Power to the Teachers
The corruption and biasing in high school administration. How the privileged AP students just get more, while the lower, struggling students don’t get anything, and why we should reform our schools.
To the casual person, it might seem redundant, Teachers have plenty of power, they can do whatever they want, Right? Wrong. Teachers have as much power as us students, if not less. The administration at my local high school has an untapped supply of power that I thank the higher powers they don’t know how to use it. At this school, the classes aren’t for learning; they are for reviewing the same material over and over again for 175 days in order to for the students to take a five hour test. Amazingly, the scores are the lowest in the district.
So what is administration’s motive? The oldest one in the book, cold hard cash. The more students that pass, the more money the school gets, the more money the school gets, the more they can put into their own pockets. Although I’m not saying all the money goes to administration, some goes to educational programs, but which ones?
All the money, aid, and grants go to the higher, AP/IB students. Basically it’s a case of the richer get richer. I have nothing against those advanced classes, just the way administration treats them. The AP classes have very few students, so it’s easier for administration to micromanage them and to use them as the face of the school, while there are students who are truly struggling, and don’t get any help because all the education money is going to the AP students. Tutoring at my school isn’t really tutoring, 95% of the tutoring classes are students who ditched too much and have to do hours of tutoring in order to get credit for the classes, 4% go to finish their homework because they, for some reason, can’t at home, and 1% actually needs help from the teachers, but the teachers are more occupied in making sure the majority of the class doesn’t sneak off, text, or do anything remotely fun for the hour and a half.

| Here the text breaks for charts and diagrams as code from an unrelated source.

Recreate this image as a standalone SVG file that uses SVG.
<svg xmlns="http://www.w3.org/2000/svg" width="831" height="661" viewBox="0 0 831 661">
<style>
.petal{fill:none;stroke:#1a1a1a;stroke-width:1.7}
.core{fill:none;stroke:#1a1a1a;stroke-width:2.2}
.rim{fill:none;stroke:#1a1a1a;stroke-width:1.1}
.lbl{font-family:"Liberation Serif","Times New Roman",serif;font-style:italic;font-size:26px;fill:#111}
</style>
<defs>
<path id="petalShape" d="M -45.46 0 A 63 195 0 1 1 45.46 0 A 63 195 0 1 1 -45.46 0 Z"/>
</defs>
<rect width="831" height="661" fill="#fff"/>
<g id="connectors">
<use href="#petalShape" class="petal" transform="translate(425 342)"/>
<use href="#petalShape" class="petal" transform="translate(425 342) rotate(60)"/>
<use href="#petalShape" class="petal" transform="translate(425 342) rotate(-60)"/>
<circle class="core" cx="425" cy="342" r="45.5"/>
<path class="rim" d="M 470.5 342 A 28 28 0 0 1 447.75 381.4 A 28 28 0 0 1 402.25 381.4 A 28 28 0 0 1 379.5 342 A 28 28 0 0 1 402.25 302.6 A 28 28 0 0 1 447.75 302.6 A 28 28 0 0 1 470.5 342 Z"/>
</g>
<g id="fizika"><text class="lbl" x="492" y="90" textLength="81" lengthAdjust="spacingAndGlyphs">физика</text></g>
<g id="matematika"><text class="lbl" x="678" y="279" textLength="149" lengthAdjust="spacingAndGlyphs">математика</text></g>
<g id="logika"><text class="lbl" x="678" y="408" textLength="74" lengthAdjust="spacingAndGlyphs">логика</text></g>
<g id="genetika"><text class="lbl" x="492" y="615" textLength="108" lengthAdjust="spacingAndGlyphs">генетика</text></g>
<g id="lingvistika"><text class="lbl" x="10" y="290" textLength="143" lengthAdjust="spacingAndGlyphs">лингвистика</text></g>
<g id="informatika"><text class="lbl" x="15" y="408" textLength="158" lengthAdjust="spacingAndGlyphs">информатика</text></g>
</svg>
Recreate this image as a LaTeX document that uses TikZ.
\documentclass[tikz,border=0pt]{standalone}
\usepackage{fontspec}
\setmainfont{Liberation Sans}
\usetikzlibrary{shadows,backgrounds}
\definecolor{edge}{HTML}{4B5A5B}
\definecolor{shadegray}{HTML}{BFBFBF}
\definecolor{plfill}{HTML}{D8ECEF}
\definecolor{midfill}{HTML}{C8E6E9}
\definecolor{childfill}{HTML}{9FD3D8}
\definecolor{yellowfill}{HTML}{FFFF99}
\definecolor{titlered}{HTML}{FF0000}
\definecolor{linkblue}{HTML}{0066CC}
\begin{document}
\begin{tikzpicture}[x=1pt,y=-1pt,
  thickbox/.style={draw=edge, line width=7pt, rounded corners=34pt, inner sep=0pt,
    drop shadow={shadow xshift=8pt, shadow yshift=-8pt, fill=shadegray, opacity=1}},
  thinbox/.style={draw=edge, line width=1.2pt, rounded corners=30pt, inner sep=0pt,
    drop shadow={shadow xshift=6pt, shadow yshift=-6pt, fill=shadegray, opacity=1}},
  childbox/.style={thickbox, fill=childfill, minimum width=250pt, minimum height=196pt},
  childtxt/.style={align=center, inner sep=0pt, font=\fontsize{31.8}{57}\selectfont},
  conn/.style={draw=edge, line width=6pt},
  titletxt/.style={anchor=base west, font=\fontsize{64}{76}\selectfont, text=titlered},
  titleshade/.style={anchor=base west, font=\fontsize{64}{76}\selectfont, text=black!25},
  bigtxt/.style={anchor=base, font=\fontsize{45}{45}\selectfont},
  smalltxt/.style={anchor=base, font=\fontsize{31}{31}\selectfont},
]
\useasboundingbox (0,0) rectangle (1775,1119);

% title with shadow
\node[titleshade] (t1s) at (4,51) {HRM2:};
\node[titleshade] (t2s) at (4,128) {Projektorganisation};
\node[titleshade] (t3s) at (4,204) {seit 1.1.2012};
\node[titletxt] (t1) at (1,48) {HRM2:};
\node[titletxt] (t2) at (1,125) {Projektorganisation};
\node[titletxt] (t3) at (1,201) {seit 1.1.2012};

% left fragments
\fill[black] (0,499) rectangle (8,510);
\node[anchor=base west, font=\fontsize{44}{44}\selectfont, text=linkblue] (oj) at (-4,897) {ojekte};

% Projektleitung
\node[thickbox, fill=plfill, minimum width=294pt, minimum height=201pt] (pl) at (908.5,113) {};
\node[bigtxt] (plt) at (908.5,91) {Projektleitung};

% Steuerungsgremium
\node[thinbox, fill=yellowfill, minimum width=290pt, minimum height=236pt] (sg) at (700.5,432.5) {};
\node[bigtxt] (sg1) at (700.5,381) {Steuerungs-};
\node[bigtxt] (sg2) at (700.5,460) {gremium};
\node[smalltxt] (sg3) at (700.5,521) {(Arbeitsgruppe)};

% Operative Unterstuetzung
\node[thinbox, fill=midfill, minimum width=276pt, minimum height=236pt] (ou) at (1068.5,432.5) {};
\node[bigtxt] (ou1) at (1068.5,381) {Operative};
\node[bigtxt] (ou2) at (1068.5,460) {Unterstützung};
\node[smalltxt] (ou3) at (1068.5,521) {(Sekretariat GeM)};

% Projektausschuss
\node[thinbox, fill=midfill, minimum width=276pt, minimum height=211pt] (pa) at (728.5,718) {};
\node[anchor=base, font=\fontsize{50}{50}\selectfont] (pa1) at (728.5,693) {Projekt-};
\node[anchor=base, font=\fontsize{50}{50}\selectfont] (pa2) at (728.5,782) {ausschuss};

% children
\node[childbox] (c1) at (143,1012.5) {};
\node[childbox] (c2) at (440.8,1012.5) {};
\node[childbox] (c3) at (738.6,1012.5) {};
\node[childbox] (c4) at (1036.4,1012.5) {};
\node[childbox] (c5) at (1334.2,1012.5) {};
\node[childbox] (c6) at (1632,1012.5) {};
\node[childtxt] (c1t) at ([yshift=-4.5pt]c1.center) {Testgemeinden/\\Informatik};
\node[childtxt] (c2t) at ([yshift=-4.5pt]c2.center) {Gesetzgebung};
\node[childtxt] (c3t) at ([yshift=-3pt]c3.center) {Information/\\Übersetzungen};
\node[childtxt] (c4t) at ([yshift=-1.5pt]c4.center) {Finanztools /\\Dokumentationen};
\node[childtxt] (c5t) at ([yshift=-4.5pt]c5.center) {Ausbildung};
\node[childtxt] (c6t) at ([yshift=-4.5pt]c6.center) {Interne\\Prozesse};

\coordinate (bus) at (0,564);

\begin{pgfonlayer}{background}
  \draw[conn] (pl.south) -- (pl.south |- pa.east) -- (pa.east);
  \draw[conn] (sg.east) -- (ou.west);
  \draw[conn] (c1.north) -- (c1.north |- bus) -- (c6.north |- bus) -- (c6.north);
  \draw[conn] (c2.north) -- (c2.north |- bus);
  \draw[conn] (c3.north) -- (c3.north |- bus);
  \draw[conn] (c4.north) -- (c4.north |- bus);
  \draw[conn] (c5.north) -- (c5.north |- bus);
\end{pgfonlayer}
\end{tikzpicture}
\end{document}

These students really need the money, the AP students have enough, and if administration keeps spoiling them, the AP students will soon lose the challenge and the motivation to learn. But what can anyone do about it? The struggling students have parents that don’t care, and definitely would not get involved. Those students who have parents that get involved in school matter are AP students, so the few parents are inclined to supporting the expansion of AP. The only people who have power in the system are the parents, because who is paying the salaries? To Administration, Parents are not people; they are tax dollars with will. And if something upsets the parents, they switch schools, and the tax dollars go to a different school district. But the majority of parents are apathetic, and do not want to reform the curriculum.